## [Exercise requirements]
Below are entries. Give back exactly the lines from the one containing "Give me the Plotly source for this chart." through the one containing "pat_plus = [u", inclusive, without the pictures.

——

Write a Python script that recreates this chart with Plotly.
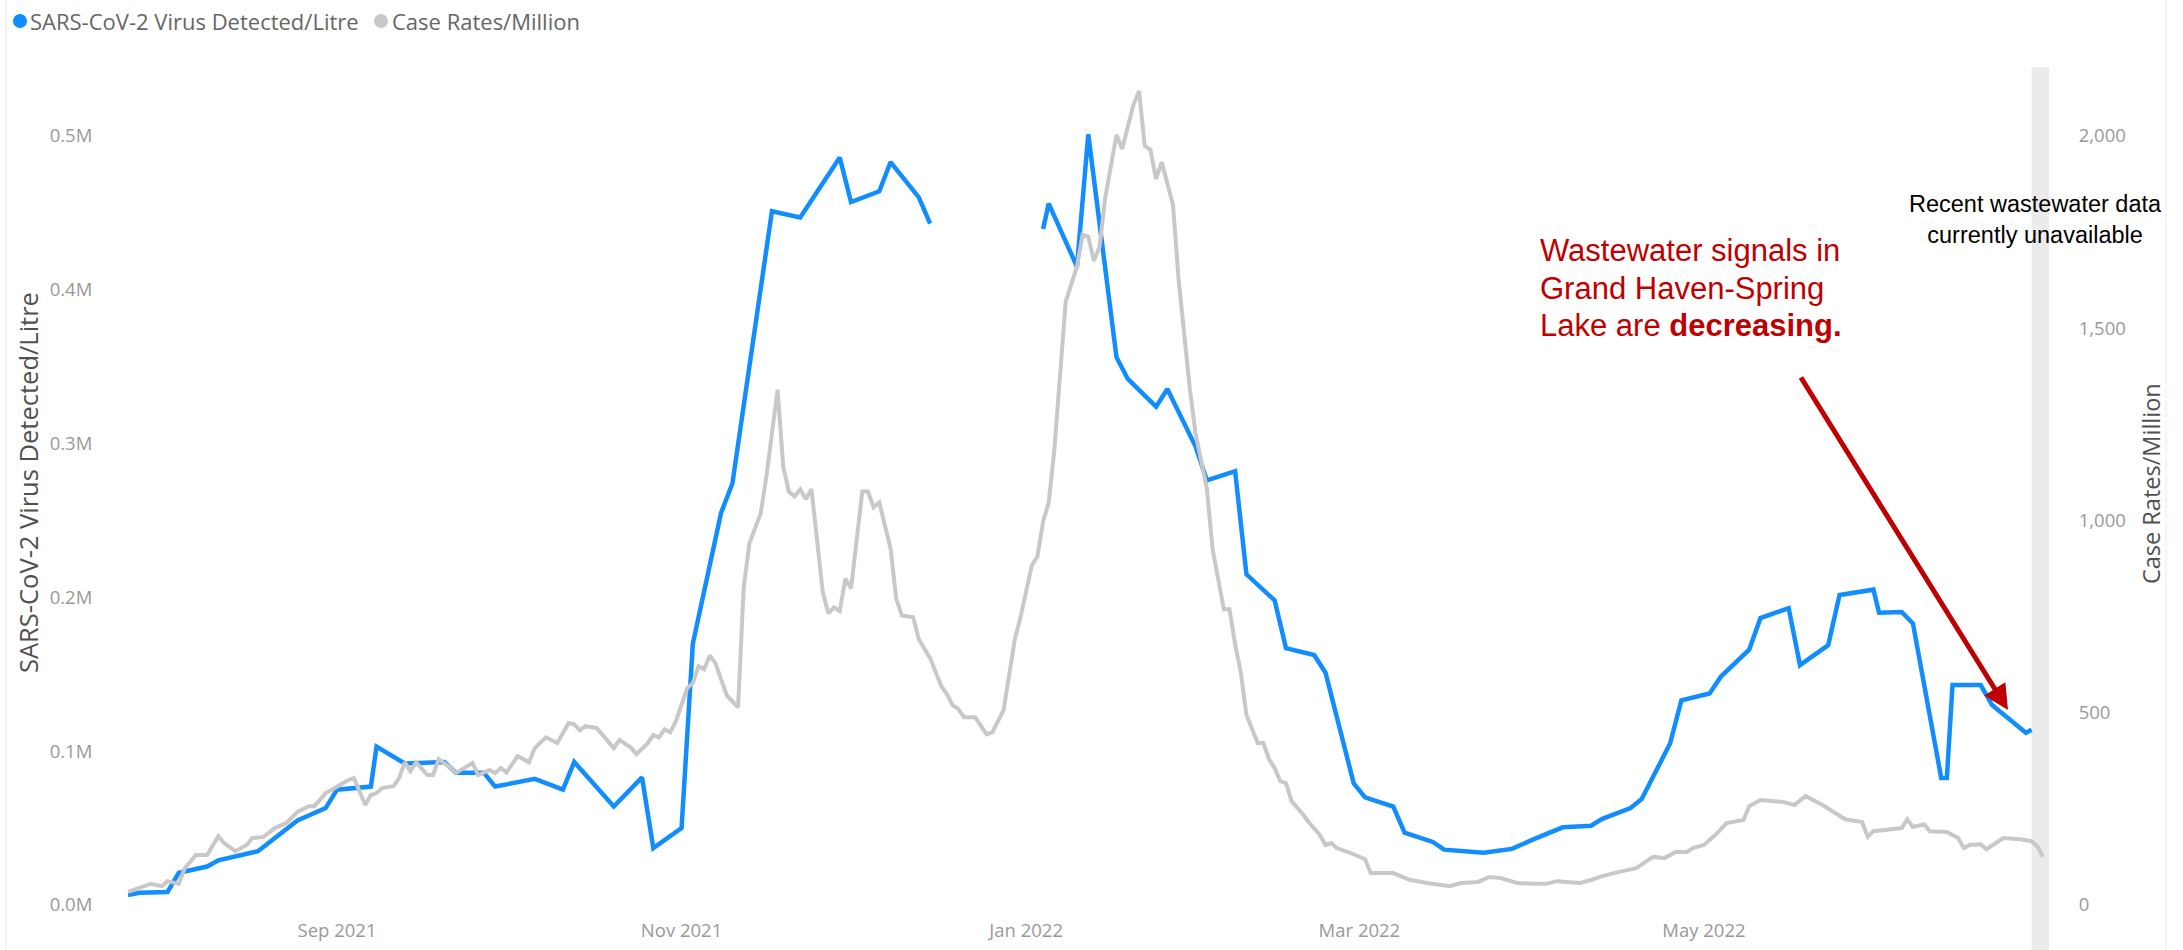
import plotly.graph_objects as go

# Wastewater sampling: SARS-CoV-2 copies detected per litre (Mon/Wed samples)
ww_dates = [
    "2021-07-26", "2021-07-28", "2021-08-02", "2021-08-04", "2021-08-09", "2021-08-11",
    "2021-08-18", "2021-08-25", "2021-08-30", "2021-09-01", "2021-09-07", "2021-09-08",
    "2021-09-13", "2021-09-20", "2021-09-22", "2021-09-27", "2021-09-29", "2021-10-06",
    "2021-10-11", "2021-10-13", "2021-10-20", "2021-10-25", "2021-10-27", "2021-11-01",
    "2021-11-03", "2021-11-08", "2021-11-10", "2021-11-17", "2021-11-22", "2021-11-29",
    "2021-12-01", "2021-12-06", "2021-12-08", "2021-12-13", "2021-12-15", "2021-12-27",
    "2022-01-04", "2022-01-05", "2022-01-10", "2022-01-12", "2022-01-17", "2022-01-19",
    "2022-01-24", "2022-01-26", "2022-01-31", "2022-02-02", "2022-02-07", "2022-02-09",
    "2022-02-14", "2022-02-16", "2022-02-21", "2022-02-23", "2022-02-28", "2022-03-02",
    "2022-03-07", "2022-03-09", "2022-03-14", "2022-03-16", "2022-03-23", "2022-03-28",
    "2022-04-01", "2022-04-06", "2022-04-11", "2022-04-13", "2022-04-18", "2022-04-20",
    "2022-04-25", "2022-04-27", "2022-05-02", "2022-05-04", "2022-05-09", "2022-05-11",
    "2022-05-16", "2022-05-18", "2022-05-23", "2022-05-25", "2022-05-31", "2022-06-01",
    "2022-06-05", "2022-06-07", "2022-06-12", "2022-06-13", "2022-06-14", "2022-06-19",
    "2022-06-21", "2022-06-27", "2022-06-28",
]
ww_values = [
    6500, 8000, 8500, 21000, 25000, 29000,
    35000, 55000, 63000, 75000, 77000, 103000,
    92000, 93000, 86000, 86000, 77000, 82000,
    75000, 93000, 64000, 83000, 37000, 50000,
    170000, 255000, 274000, 451000, 447000, 486000,
    457000, 464000, 483000, 460000, 443000, None,
    439500, 456000, 415000, 501000, 356000, 342000,
    324000, 335500, 298000, 276000, 282000, 215000,
    198000, 167000, 162500, 151000, 79000, 70000,
    64000, 47000, 41000, 36000, 34000, 36500,
    43000, 50500, 51500, 56000, 63000, 69000,
    105000, 133000, 137500, 148500, 166000, 186500,
    193000, 156000, 169000, 201500, 205000, 190000,
    190500, 183000, 82600, 82600, 143000, 143000,
    130000, 112000, 114000,
]

# Case rates per million residents
case_dates = [
    "2021-07-26", "2021-07-30", "2021-08-01", "2021-08-02", "2021-08-04", "2021-08-05",
    "2021-08-07", "2021-08-09", "2021-08-11", "2021-08-12", "2021-08-14", "2021-08-16",
    "2021-08-17", "2021-08-19", "2021-08-21", "2021-08-23", "2021-08-25", "2021-08-27",
    "2021-08-28", "2021-08-30", "2021-08-31", "2021-09-03", "2021-09-04", "2021-09-06",
    "2021-09-07", "2021-09-08", "2021-09-09", "2021-09-11", "2021-09-12", "2021-09-13",
    "2021-09-14", "2021-09-15", "2021-09-17", "2021-09-18", "2021-09-19", "2021-09-21",
    "2021-09-22", "2021-09-25", "2021-09-26", "2021-09-28", "2021-09-29", "2021-09-30",
    "2021-10-01", "2021-10-03", "2021-10-05", "2021-10-06", "2021-10-08", "2021-10-10",
    "2021-10-12", "2021-10-13", "2021-10-14", "2021-10-15", "2021-10-17", "2021-10-20",
    "2021-10-21", "2021-10-23", "2021-10-24", "2021-10-26", "2021-10-27", "2021-10-28",
    "2021-10-29", "2021-10-30", "2021-10-31", "2021-11-02", "2021-11-03", "2021-11-04",
    "2021-11-05", "2021-11-06", "2021-11-07", "2021-11-09", "2021-11-11", "2021-11-12",
    "2021-11-13", "2021-11-15", "2021-11-16", "2021-11-17", "2021-11-18", "2021-11-19",
    "2021-11-20", "2021-11-21", "2021-11-22", "2021-11-23", "2021-11-24", "2021-11-26",
    "2021-11-27", "2021-11-28", "2021-11-29", "2021-11-30", "2021-12-01", "2021-12-03",
    "2021-12-04", "2021-12-05", "2021-12-06", "2021-12-08", "2021-12-09", "2021-12-10",
    "2021-12-12", "2021-12-13", "2021-12-15", "2021-12-16", "2021-12-17", "2021-12-18",
    "2021-12-19", "2021-12-20", "2021-12-21", "2021-12-23", "2021-12-25", "2021-12-26",
    "2021-12-28", "2021-12-30", "2021-12-31", "2022-01-02", "2022-01-03", "2022-01-04",
    "2022-01-05", "2022-01-06", "2022-01-07", "2022-01-08", "2022-01-10", "2022-01-11",
    "2022-01-12", "2022-01-13", "2022-01-14", "2022-01-15", "2022-01-17", "2022-01-18",
    "2022-01-20", "2022-01-21", "2022-01-22", "2022-01-23", "2022-01-24", "2022-01-25",
    "2022-01-27", "2022-01-28", "2022-01-30", "2022-01-31", "2022-02-02", "2022-02-03",
    "2022-02-05", "2022-02-06", "2022-02-07", "2022-02-08", "2022-02-09", "2022-02-11",
    "2022-02-12", "2022-02-13", "2022-02-14", "2022-02-15", "2022-02-16", "2022-02-17",
    "2022-02-19", "2022-02-20", "2022-02-22", "2022-02-23", "2022-02-24", "2022-02-25",
    "2022-02-28", "2022-03-02", "2022-03-03", "2022-03-07", "2022-03-10", "2022-03-13",
    "2022-03-17", "2022-03-19", "2022-03-22", "2022-03-24", "2022-03-26", "2022-03-29",
    "2022-04-01", "2022-04-03", "2022-04-05", "2022-04-07", "2022-04-09", "2022-04-11",
    "2022-04-13", "2022-04-16", "2022-04-19", "2022-04-22", "2022-04-24", "2022-04-26",
    "2022-04-28", "2022-04-29", "2022-05-01", "2022-05-03", "2022-05-05", "2022-05-08",
    "2022-05-09", "2022-05-11", "2022-05-15", "2022-05-17", "2022-05-19", "2022-05-22",
    "2022-05-26", "2022-05-29", "2022-05-30", "2022-05-31", "2022-06-02", "2022-06-05",
    "2022-06-06", "2022-06-07", "2022-06-09", "2022-06-10", "2022-06-13", "2022-06-15",
    "2022-06-16", "2022-06-17", "2022-06-19", "2022-06-20", "2022-06-23", "2022-06-26",
    "2022-06-28", "2022-06-29", "2022-06-30",
]
case_values = [
    34, 55, 49, 62, 55, 94,
    130, 130, 179, 161, 140, 156,
    174, 177, 200, 213, 242, 257,
    257, 291, 299, 325, 330, 260,
    286, 291, 304, 309, 330, 371,
    348, 371, 338, 338, 379, 358,
    343, 369, 338, 351, 343, 356,
    345, 387, 371, 408, 436, 421,
    473, 470, 454, 465, 460, 408,
    429, 410, 392, 421, 442, 436,
    457, 449, 478, 564, 577, 621,
    613, 649, 629, 545, 514, 826,
    940, 1018, 1112, 1226, 1340, 1140,
    1075, 1062, 1081, 1055, 1081, 813,
    758, 774, 764, 849, 823, 1075,
    1075, 1034, 1047, 927, 797, 753,
    748, 691, 642, 605, 569, 548,
    519, 510, 488, 488, 444, 449,
    506, 691, 748, 883, 906, 997,
    1047, 1184, 1369, 1569, 1660, 1743,
    1738, 1675, 1712, 1839, 2003, 1966,
    2081, 2117, 1974, 1964, 1888, 1932,
    1821, 1626, 1340, 1226, 1083, 927,
    769, 769, 678, 605, 494, 421,
    421, 379, 356, 322, 317, 270,
    236, 216, 182, 156, 161, 148,
    132, 119, 83, 83, 65, 57,
    49, 57, 60, 73, 70, 57,
    55, 55, 62, 60, 57, 65,
    75, 86, 96, 125, 122, 138,
    138, 148, 156, 182, 213, 221,
    257, 273, 268, 260, 283, 260,
    223, 216, 177, 192, 195, 200,
    223, 203, 210, 192, 190, 174,
    148, 156, 158, 145, 174, 171,
    166, 153, 125,
]

x_tick_vals = ["2021-09-01", "2021-11-01", "2022-01-01", "2022-03-01", "2022-05-01"]
x_tick_text = ["Sep 2021", "Nov 2021", "Jan 2022", "Mar 2022", "May 2022"]
ww_tick_vals = [0, 100000, 200000, 300000, 400000, 500000]
ww_tick_text = ["0.0M", "0.1M", "0.2M", "0.3M", "0.4M", "0.5M"]
case_tick_vals = [0, 500, 1000, 1500, 2000]

WW_NAME = "SARS-CoV-2 Virus Detected/Litre"
CASE_NAME = "Case Rates/Million"
WW_COLOR = "#118DFF"
CASE_COLOR = "#C8C8C8"
NOTE_RED = "#C00000"

# Canvas and plot-area geometry (pixels)
W, H = 2183, 950
L, R, T, B = 128, 134, 59, 45
PW = W - L - R
PH = H - T - B


def px(x):
    return (x - L) / PW


def py(y):
    return (H - B - y) / PH


X_START, X_END = "2021-07-26", "2022-07-01 02:00"
NO_DATA_START = "2022-06-28"

fig = go.Figure()
fig.add_trace(go.Scatter(
    x=ww_dates, y=ww_values, name=WW_NAME, mode="lines",
    line=dict(color=WW_COLOR, width=4.5), connectgaps=False,
    showlegend=False, yaxis="y",
))
fig.add_trace(go.Scatter(
    x=case_dates, y=case_values, name=CASE_NAME, mode="lines",
    line=dict(color=CASE_COLOR, width=4),
    showlegend=False, yaxis="y2",
))

tick_font = dict(family="Open Sans", size=18.5, color="#999999")
hidden_tick = dict(ticks="outside", tickcolor="rgba(0,0,0,0)")

fig.update_layout(
    width=W, height=H,
    margin=dict(l=L, r=R, t=T, b=B, autoexpand=False),
    paper_bgcolor="white", plot_bgcolor="rgba(0,0,0,0)",
    showlegend=False,
    xaxis=dict(
        type="date", range=[X_START, X_END],
        tickvals=x_tick_vals, ticktext=x_tick_text,
        showgrid=False, zeroline=False, showline=False,
        ticklen=9, tickfont=tick_font, automargin=False, **hidden_tick,
    ),
    yaxis=dict(
        range=[0, 550000], tickvals=ww_tick_vals, ticktext=ww_tick_text,
        showgrid=False, zeroline=False, showline=False,
        ticklen=31, tickfont=tick_font, automargin=False, **hidden_tick,
    ),
    yaxis2=dict(
        range=[0, 2200], tickvals=case_tick_vals, tickformat=",",
        overlaying="y", side="right",
        showgrid=False, zeroline=False, showline=False,
        ticklen=25, tickfont=tick_font, automargin=False, **hidden_tick,
    ),
)

shapes = [
    # shaded strip where wastewater results are not yet reported
    dict(type="rect", xref="x", yref="paper", x0=NO_DATA_START, x1=X_END,
         y0=py(H), y1=py(67), fillcolor="#EBEBEB", line=dict(width=0), layer="below"),
    # faint visual borders
    dict(type="line", xref="paper", yref="paper", x0=px(6), x1=px(6), y0=py(H), y1=py(0),
         line=dict(color="#F0F0F0", width=1.5)),
    dict(type="line", xref="paper", yref="paper", x0=px(2166), x1=px(2166), y0=py(H), y1=py(0),
         line=dict(color="#F0F0F0", width=1.5)),
]
# legend markers
for cx, color in [(20, WW_COLOR), (381, CASE_COLOR)]:
    shapes.append(dict(
        type="circle", xref="paper", yref="paper",
        xsizemode="pixel", ysizemode="pixel",
        xanchor=px(cx), yanchor=py(21), x0=-7, x1=7, y0=-7, y1=7,
        fillcolor=color, line=dict(width=0),
    ))
fig.update_layout(shapes=shapes)

legend_font = dict(family="Open Sans", size=22, color="#666666")
title_font = dict(family="Open Sans", size=25.5, color="#505050")
right_title_font = dict(family="Open Sans", size=23.5, color="#505050")
note_font = dict(family="Liberation Sans, Arial", size=31, color=NOTE_RED)

annotations = [
    dict(text=WW_NAME, x=px(28), y=py(21), xanchor="left", yanchor="middle", font=legend_font),
    dict(text=CASE_NAME, x=px(390), y=py(21), xanchor="left", yanchor="middle", font=legend_font),
    dict(text=WW_NAME, x=px(28), y=py(483), textangle=-90,
         xanchor="center", yanchor="middle", font=title_font),
    dict(text=CASE_NAME, x=px(2151), y=py(484), textangle=-90,
         xanchor="center", yanchor="middle", font=right_title_font),
    dict(text="Recent wastewater data<br>currently unavailable", x=px(2035), y=py(219.5),
         xanchor="center", yanchor="middle", align="center",
         font=dict(family="Liberation Sans, Arial", size=23.5, color="#000000")),
    dict(text="Wastewater signals in", x=px(1538), y=py(250),
         xanchor="left", yanchor="middle", font=note_font),
    dict(text="Grand Haven-Spring", x=px(1538), y=py(288),
         xanchor="left", yanchor="middle", font=note_font),
    dict(text="Lake are <b>decreasing.</b>", x=px(1538), y=py(326),
         xanchor="left", yanchor="middle", font=note_font),
    dict(text="", x=px(2008), y=py(710), showarrow=True, ax=-208, ay=-334,
         arrowcolor=NOTE_RED, arrowwidth=5, arrowhead=2, arrowsize=1, standoff=0),
]
for a in annotations:
    a.setdefault("xref", "paper")
    a.setdefault("yref", "paper")
    a.setdefault("showarrow", False)
fig.update_layout(annotations=annotations)

fig.write_html("out.html")
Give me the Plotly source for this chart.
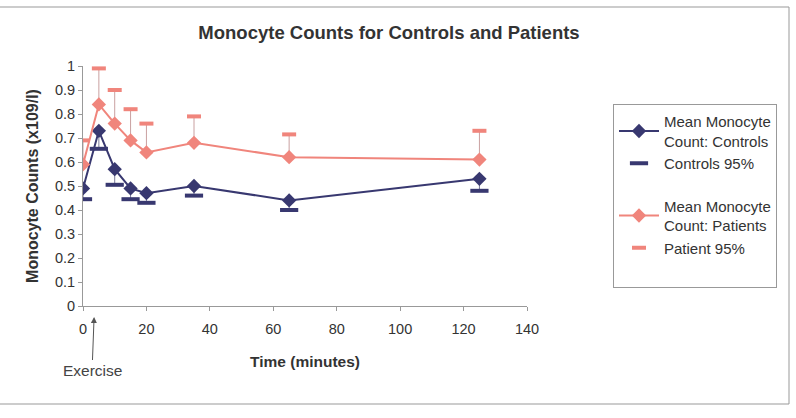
import plotly.graph_objects as go

# Data
time_min = [0, 5, 10, 15, 20, 35, 65, 125]
controls_mean = [0.49, 0.73, 0.57, 0.49, 0.47, 0.50, 0.44, 0.53]
controls_95 = [0.445, 0.655, 0.505, 0.445, 0.43, 0.46, 0.40, 0.48]
patients_mean = [0.59, 0.84, 0.76, 0.69, 0.64, 0.68, 0.62, 0.61]
patients_95 = [0.69, 0.99, 0.90, 0.82, 0.76, 0.79, 0.715, 0.73]
x_ticks = [0, 20, 40, 60, 80, 100, 120, 140]
y_ticks = [0, 0.1, 0.2, 0.3, 0.4, 0.5, 0.6, 0.7, 0.8, 0.9, 1]

C_CTRL = "#383870"
C_PAT = "#f0857c"
FONT = "Arial, Liberation Sans, sans-serif"

ctrl_minus = [m - l for m, l in zip(controls_mean, controls_95)]
pat_plus = [u - m for m, u in zip(patients_mean, patients_95)]

fig = go.Figure()
fig.add_trace(go.Scatter(
    x=time_min, y=controls_mean, mode="lines+markers",
    name="Mean Monocyte<br>Count: Controls", legendgroup="c",
    line=dict(color=C_CTRL, width=2),
    marker=dict(symbol="diamond", size=11, color=C_CTRL),
    error_y=dict(type="data", symmetric=False, array=[0] * len(time_min),
                 arrayminus=ctrl_minus, width=0, thickness=1, color="#7a7a9a"),
))
fig.add_trace(go.Scatter(
    x=time_min, y=controls_95, mode="markers", name="Controls 95%",
    legendgroup="c",
    marker=dict(symbol="line-ew", size=13, line=dict(width=4, color=C_CTRL)),
))
fig.add_trace(go.Scatter(
    x=time_min, y=patients_mean, mode="lines+markers",
    name="Mean Monocyte<br>Count: Patients", legendgroup="p",
    line=dict(color=C_PAT, width=2),
    marker=dict(symbol="diamond", size=11, color=C_PAT),
    error_y=dict(type="data", symmetric=False, array=pat_plus,
                 arrayminus=[0] * len(time_min), width=0, thickness=1,
                 color="#c9a0a0"),
))
fig.add_trace(go.Scatter(
    x=time_min, y=patients_95, mode="markers", name="Patient 95%",
    legendgroup="p",
    marker=dict(symbol="line-ew", size=10, line=dict(width=4, color=C_PAT)),
))
# blank legend row to pad the bottom of the legend box
fig.add_trace(go.Scatter(
    x=[None], y=[None], mode="markers", name=" ", legendgroup="p",
    marker=dict(size=1, color="rgba(0,0,0,0)"), hoverinfo="skip",
))

L, R, T, B = 83, 527, 66, 306
W, H = 796, 418


def px_x(p):
    return (p - L) / (R - L)


def px_y(p):
    return (B - p) / (B - T)


fig.update_layout(
    width=W, height=H,
    margin=dict(l=L, r=W - R, t=T, b=H - B),
    paper_bgcolor="white", plot_bgcolor="white",
    font=dict(family=FONT, size=14.5, color="#333333"),
    title=dict(text="<b>Monocyte Counts for Controls and Patients</b>",
               x=389 / W, xanchor="center", y=1 - 33 / H, yanchor="middle",
               font=dict(size=18.5, color="#333333")),
    xaxis=dict(range=[0, 140], tickvals=x_ticks, showgrid=False, zeroline=False,
               showline=True, linecolor="#999999", linewidth=1,
               ticks="outside", ticklen=4, tickcolor="#999999",
               ticklabelstandoff=6,
               title=dict(text="<b>Time (minutes)</b>", standoff=19,
                          font=dict(size=15.5))),
    yaxis=dict(range=[0, 1], tickvals=y_ticks, showgrid=False, zeroline=False,
               showline=True, linecolor="#999999", linewidth=1,
               ticks="outside", ticklen=4, tickcolor="#999999",
               title=dict(text="<b>Monocyte Counts (x109/l)</b>", standoff=12,
                          font=dict(size=16))),
    legend=dict(x=px_x(613), y=px_y(104), xanchor="left", yanchor="top",
                bordercolor="#999999", borderwidth=1, bgcolor="white",
                font=dict(size=15), tracegroupgap=20, itemwidth=40),
    showlegend=True,
)

fig.add_annotation(
    x=3.5, y=px_y(317), xref="x", yref="paper",
    text="Exercise", showarrow=True, ax=-2, ay=53,
    arrowhead=2, arrowsize=1.2, arrowwidth=1, arrowcolor="#555555",
    font=dict(size=15.5, color="#444444"),
)

fig.add_shape(type="rect", xref="paper", yref="paper",
              x0=px_x(-5), x1=px_x(789), y0=px_y(404), y1=px_y(7),
              line=dict(color="#999999", width=1), layer="below")

fig.write_html("out.html")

——

## [Answer for the task]
Give me the Plotly source for this chart.
import plotly.graph_objects as go

# Data
time_min = [0, 5, 10, 15, 20, 35, 65, 125]
controls_mean = [0.49, 0.73, 0.57, 0.49, 0.47, 0.50, 0.44, 0.53]
controls_95 = [0.445, 0.655, 0.505, 0.445, 0.43, 0.46, 0.40, 0.48]
patients_mean = [0.59, 0.84, 0.76, 0.69, 0.64, 0.68, 0.62, 0.61]
patients_95 = [0.69, 0.99, 0.90, 0.82, 0.76, 0.79, 0.715, 0.73]
x_ticks = [0, 20, 40, 60, 80, 100, 120, 140]
y_ticks = [0, 0.1, 0.2, 0.3, 0.4, 0.5, 0.6, 0.7, 0.8, 0.9, 1]

C_CTRL = "#383870"
C_PAT = "#f0857c"
FONT = "Arial, Liberation Sans, sans-serif"

ctrl_minus = [m - l for m, l in zip(controls_mean, controls_95)]
pat_plus = [u - m for m, u in zip(patients_mean, patients_95)]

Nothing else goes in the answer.